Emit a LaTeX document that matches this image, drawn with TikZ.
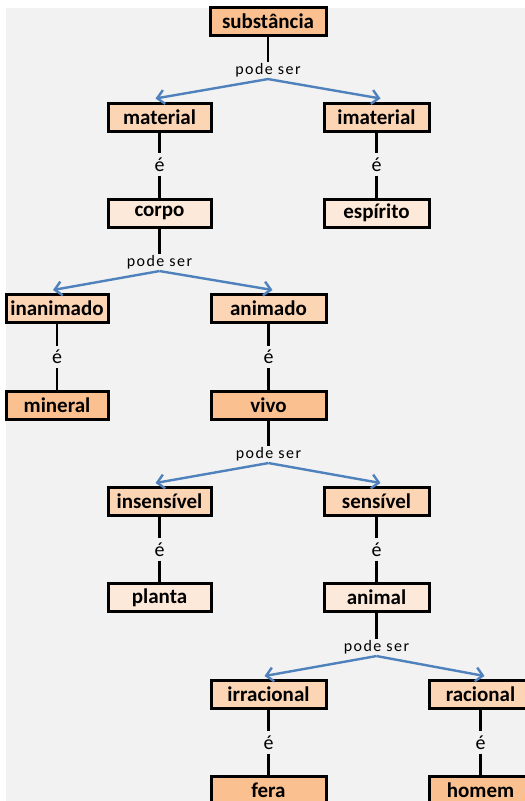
\documentclass[tikz,border=0pt]{standalone}
\usepackage{fontspec}
\setmainfont{Carlito}
\newfontfamily\labelfont[LetterSpace=9]{Carlito}
\usetikzlibrary{arrows.meta,calc}
\definecolor{bgGrey}{HTML}{F2F2F2}
\definecolor{fillDark}{HTML}{FAC090}
\definecolor{fillMid}{HTML}{FCD5B4}
\definecolor{fillLight}{HTML}{FDE9D9}
\definecolor{arrowBlue}{HTML}{4F81BD}
\tikzset{
  conceptbox/.style={draw=black, line width=3pt, minimum height=28pt,
    inner sep=0pt, font=\fontsize{21}{23}\selectfont\bfseries},
  darkbox/.style={conceptbox, fill=fillDark},
  midbox/.style={conceptbox, fill=fillMid},
  lightbox/.style={conceptbox, fill=fillLight},
  relword/.style={inner sep=1pt, minimum height=22pt, font=\fontsize{20}{22}\selectfont},
  splitword/.style={inner sep=1pt, font=\labelfont\fontsize{16}{18}\selectfont},
  link/.style={line width=2.6pt},
  branch/.style={draw=arrowBlue, line width=2.4pt,
    -{Straight Barb[length=7pt,width=14pt,line width=2.4pt]}}
}
\begin{document}
\begin{tikzpicture}[x=1pt,y=-1pt]
\useasboundingbox (0,0) rectangle (525,801);
\clip (0,0) rectangle (525,801);
\fill[bgGrey] (6,8) rectangle (525,801);

% concept boxes
\node[darkbox,  minimum width=116pt] (subst)  at (268,21)    {substância};
\node[midbox,   minimum width=103pt] (mat)    at (159.5,117) {material};
\node[midbox,   minimum width=105pt] (imat)   at (376.5,117) {imaterial};
\node[lightbox, minimum width=103pt] (corpo)  at (159.5,213) {corpo};
\node[lightbox, minimum width=105pt] (esp)    at (376.5,213) {espírito};
\node[midbox,   minimum width=102pt] (inan)   at (57,308.5)  {inanimado};
\node[midbox,   minimum width=115pt] (anim)   at (268.5,308.5) {animado};
\node[darkbox,  minimum width=102pt] (miner)  at (57,405)    {mineral};
\node[darkbox,  minimum width=115pt] (vivo)   at (268.5,405) {vivo};
\node[midbox,   minimum width=103pt] (insens) at (159.5,501.5) {insensível};
\node[midbox,   minimum width=105pt] (sens)   at (376.5,501.5) {sensível};
\node[lightbox, minimum width=103pt] (planta) at (159.5,597.5) {planta};
\node[lightbox, minimum width=105pt] (animal) at (376.5,597.5) {animal};
\node[midbox,   minimum width=115pt] (irrac)  at (268.5,694.5) {irracional};
\node[midbox,   minimum width=103pt] (rac)    at (480.5,694.5) {racional};
\node[darkbox,  minimum width=115pt] (fera)   at (268.5,790.5) {fera};
\node[darkbox,  minimum width=103pt] (homem)  at (480.5,790.5) {homem};

% "é" links
\foreach \up/\down/\y in {mat/corpo/164.5, imat/esp/164.5, inan/miner/357,
    anim/vivo/357, insens/planta/549.5, sens/animal/549.5,
    irrac/fera/742.5, rac/homem/742.5}{
  \node[relword] (e-\up) at (\up.south |- 0,\y) {é};
  \draw[link] (\up.south) -- (e-\up.north);
  \draw[link] (e-\up.south) -- (\down.north);
}

% "pode ser" splits
\foreach \up/\left/\right/\y in {subst/mat/imat/70, corpo/inan/anim/262,
    vivo/insens/sens/454, animal/irrac/rac/647}{
  \node[splitword] (s-\up) at (\up.south |- 0,\y) {pode ser};
  \draw[link] (\up.south) -- (s-\up.north);
  \coordinate (f-\up) at ($(s-\up.south)+(0,1)$);
  \draw[branch] (f-\up) -- ($(\left.north)+(-4,-3)$);
  \draw[branch] (f-\up) -- ($(\right.north)+(4,-3)$);
}
\end{tikzpicture}
\end{document}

---------------

What is required
Pictures are excluded; copy all other data exactly as shown.

Answer to the problem
Emit a LaTeX document that matches this image, drawn with TikZ.
\documentclass[tikz,border=0pt]{standalone}
\usepackage{fontspec}
\setmainfont{Carlito}
\newfontfamily\labelfont[LetterSpace=9]{Carlito}
\usetikzlibrary{arrows.meta,calc}
\definecolor{bgGrey}{HTML}{F2F2F2}
\definecolor{fillDark}{HTML}{FAC090}
\definecolor{fillMid}{HTML}{FCD5B4}
\definecolor{fillLight}{HTML}{FDE9D9}
\definecolor{arrowBlue}{HTML}{4F81BD}
\tikzset{
  conceptbox/.style={draw=black, line width=3pt, minimum height=28pt,
    inner sep=0pt, font=\fontsize{21}{23}\selectfont\bfseries},
  darkbox/.style={conceptbox, fill=fillDark},
  midbox/.style={conceptbox, fill=fillMid},
  lightbox/.style={conceptbox, fill=fillLight},
  relword/.style={inner sep=1pt, minimum height=22pt, font=\fontsize{20}{22}\selectfont},
  splitword/.style={inner sep=1pt, font=\labelfont\fontsize{16}{18}\selectfont},
  link/.style={line width=2.6pt},
  branch/.style={draw=arrowBlue, line width=2.4pt,
    -{Straight Barb[length=7pt,width=14pt,line width=2.4pt]}}
}
\begin{document}
\begin{tikzpicture}[x=1pt,y=-1pt]
\useasboundingbox (0,0) rectangle (525,801);
\clip (0,0) rectangle (525,801);
\fill[bgGrey] (6,8) rectangle (525,801);

% concept boxes
\node[darkbox,  minimum width=116pt] (subst)  at (268,21)    {substância};
\node[midbox,   minimum width=103pt] (mat)    at (159.5,117) {material};
\node[midbox,   minimum width=105pt] (imat)   at (376.5,117) {imaterial};
\node[lightbox, minimum width=103pt] (corpo)  at (159.5,213) {corpo};
\node[lightbox, minimum width=105pt] (esp)    at (376.5,213) {espírito};
\node[midbox,   minimum width=102pt] (inan)   at (57,308.5)  {inanimado};
\node[midbox,   minimum width=115pt] (anim)   at (268.5,308.5) {animado};
\node[darkbox,  minimum width=102pt] (miner)  at (57,405)    {mineral};
\node[darkbox,  minimum width=115pt] (vivo)   at (268.5,405) {vivo};
\node[midbox,   minimum width=103pt] (insens) at (159.5,501.5) {insensível};
\node[midbox,   minimum width=105pt] (sens)   at (376.5,501.5) {sensível};
\node[lightbox, minimum width=103pt] (planta) at (159.5,597.5) {planta};
\node[lightbox, minimum width=105pt] (animal) at (376.5,597.5) {animal};
\node[midbox,   minimum width=115pt] (irrac)  at (268.5,694.5) {irracional};
\node[midbox,   minimum width=103pt] (rac)    at (480.5,694.5) {racional};
\node[darkbox,  minimum width=115pt] (fera)   at (268.5,790.5) {fera};
\node[darkbox,  minimum width=103pt] (homem)  at (480.5,790.5) {homem};

% "é" links
\foreach \up/\down/\y in {mat/corpo/164.5, imat/esp/164.5, inan/miner/357,
    anim/vivo/357, insens/planta/549.5, sens/animal/549.5,
    irrac/fera/742.5, rac/homem/742.5}{
  \node[relword] (e-\up) at (\up.south |- 0,\y) {é};
  \draw[link] (\up.south) -- (e-\up.north);
  \draw[link] (e-\up.south) -- (\down.north);
}

% "pode ser" splits
\foreach \up/\left/\right/\y in {subst/mat/imat/70, corpo/inan/anim/262,
    vivo/insens/sens/454, animal/irrac/rac/647}{
  \node[splitword] (s-\up) at (\up.south |- 0,\y) {pode ser};
  \draw[link] (\up.south) -- (s-\up.north);
  \coordinate (f-\up) at ($(s-\up.south)+(0,1)$);
  \draw[branch] (f-\up) -- ($(\left.north)+(-4,-3)$);
  \draw[branch] (f-\up) -- ($(\right.north)+(4,-3)$);
}
\end{tikzpicture}
\end{document}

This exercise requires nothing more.